With the Volt, you're paying THREE separate monthly payments: Car payment, electricity, and gasoline, and you're paying extra upfront for the 40miles battery.

Henry Gibson

AC propusion proved that lead batteries could be used in an electric car that had a range extender. Yes the cost of the battery is high. No the battery does not have to be the lightest longest range. Yes the range extender can work at xx thousand RPM for high power when needed. No. It does not need super high efficiency, but yes; it will be more efficient than a the average use of an automotive ICE, and it will not be used much. ZEBRA batteries have the range of many lithium batteries and have been use tested for more than 10 years. Yes they can become far less expensive if subject to mass manufacturing. Yes they can be made higher power. No I dont't get paid by MES-DEA. Yet! Yes they must be plugged in every other day or so. No they will not catch fire. Using very old technology may make a cheaper electric plug in hybrid. Motors with brushes are still demanded by some railroads. A very efficient diesel electric locomotive can be made without a single power semiconductor. ..HG..
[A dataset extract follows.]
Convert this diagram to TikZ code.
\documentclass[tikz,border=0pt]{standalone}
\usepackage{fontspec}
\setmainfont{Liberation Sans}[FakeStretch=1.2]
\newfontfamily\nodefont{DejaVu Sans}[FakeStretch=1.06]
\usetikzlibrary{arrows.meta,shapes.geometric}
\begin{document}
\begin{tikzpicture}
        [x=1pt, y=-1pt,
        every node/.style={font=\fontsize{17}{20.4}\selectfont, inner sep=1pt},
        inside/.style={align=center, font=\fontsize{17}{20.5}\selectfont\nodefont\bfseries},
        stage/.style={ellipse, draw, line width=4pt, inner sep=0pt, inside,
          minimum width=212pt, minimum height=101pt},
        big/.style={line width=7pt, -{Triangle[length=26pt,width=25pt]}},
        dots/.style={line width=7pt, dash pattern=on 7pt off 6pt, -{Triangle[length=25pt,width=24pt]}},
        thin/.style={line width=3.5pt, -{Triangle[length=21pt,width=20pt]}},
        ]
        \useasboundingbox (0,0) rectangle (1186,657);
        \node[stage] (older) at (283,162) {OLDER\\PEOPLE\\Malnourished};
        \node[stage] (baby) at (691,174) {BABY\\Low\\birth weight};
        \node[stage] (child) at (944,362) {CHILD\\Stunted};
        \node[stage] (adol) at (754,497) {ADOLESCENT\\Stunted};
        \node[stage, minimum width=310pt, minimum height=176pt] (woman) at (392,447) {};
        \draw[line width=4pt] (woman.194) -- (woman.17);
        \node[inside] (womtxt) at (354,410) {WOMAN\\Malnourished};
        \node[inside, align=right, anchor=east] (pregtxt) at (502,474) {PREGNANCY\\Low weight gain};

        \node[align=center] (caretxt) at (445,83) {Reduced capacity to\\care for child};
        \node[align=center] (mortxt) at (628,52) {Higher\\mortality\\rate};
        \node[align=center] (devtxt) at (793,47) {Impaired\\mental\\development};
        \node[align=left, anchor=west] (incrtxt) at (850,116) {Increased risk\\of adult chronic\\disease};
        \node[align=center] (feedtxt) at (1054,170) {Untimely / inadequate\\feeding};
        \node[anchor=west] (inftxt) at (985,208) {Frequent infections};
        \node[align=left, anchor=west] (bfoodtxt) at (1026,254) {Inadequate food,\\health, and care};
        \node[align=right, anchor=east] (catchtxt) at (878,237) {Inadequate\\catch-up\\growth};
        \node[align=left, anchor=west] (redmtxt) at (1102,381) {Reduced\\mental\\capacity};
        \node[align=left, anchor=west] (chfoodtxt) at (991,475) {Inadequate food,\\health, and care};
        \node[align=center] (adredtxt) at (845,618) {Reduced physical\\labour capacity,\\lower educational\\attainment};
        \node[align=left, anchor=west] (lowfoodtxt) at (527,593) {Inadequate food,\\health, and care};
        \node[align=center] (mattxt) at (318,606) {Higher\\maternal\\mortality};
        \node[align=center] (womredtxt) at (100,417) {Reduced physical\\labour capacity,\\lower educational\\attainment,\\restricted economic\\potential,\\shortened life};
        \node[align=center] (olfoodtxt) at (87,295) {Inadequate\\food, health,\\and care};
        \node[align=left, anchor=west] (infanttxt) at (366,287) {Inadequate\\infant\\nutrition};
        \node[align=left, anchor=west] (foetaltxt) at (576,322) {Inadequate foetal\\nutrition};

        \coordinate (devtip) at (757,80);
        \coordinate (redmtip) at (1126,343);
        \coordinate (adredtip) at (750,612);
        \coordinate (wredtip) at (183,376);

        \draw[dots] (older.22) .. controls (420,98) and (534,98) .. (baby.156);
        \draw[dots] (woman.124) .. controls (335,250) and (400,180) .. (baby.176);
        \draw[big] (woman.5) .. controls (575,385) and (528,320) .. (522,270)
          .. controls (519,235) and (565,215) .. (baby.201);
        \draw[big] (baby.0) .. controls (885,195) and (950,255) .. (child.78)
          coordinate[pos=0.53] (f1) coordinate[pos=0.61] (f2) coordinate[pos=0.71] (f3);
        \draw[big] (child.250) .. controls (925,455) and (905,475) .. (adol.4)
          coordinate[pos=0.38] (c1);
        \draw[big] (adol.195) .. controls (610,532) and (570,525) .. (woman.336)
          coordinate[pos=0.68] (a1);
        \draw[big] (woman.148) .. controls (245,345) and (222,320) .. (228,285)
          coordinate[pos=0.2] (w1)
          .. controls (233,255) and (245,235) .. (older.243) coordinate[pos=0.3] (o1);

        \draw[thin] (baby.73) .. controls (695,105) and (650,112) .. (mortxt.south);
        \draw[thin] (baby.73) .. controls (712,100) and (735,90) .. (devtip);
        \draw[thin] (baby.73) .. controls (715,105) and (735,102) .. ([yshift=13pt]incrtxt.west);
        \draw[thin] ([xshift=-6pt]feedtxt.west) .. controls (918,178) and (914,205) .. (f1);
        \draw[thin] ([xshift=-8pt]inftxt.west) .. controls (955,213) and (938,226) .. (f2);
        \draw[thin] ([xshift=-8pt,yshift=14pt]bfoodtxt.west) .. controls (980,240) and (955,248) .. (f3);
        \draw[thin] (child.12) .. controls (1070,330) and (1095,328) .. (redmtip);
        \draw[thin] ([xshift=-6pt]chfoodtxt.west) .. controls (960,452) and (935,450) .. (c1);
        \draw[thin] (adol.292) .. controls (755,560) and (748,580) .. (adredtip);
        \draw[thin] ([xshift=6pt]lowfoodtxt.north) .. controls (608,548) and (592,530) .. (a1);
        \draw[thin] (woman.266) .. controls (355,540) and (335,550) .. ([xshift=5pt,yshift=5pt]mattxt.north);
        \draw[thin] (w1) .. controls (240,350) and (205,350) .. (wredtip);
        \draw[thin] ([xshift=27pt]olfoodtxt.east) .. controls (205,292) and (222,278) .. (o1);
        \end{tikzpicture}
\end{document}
Getting stuck without a minimum range isn't going to happen with leased batteries, because the batteries will be retired from vehicular use before they degrade that far.  But they won't be recycled at that point; they will have a second life doing utility load-levelling.  The total cost of the battery may go half to vehicular use and half to utility use; neither one pays by itself, but together they are profitable.


There are other ways to make BEV affordable: lease the car or the battery pack instead of selling it. Or guanrantee it: if it can't do 100 miles and is less than 5 years old, you have another one for free.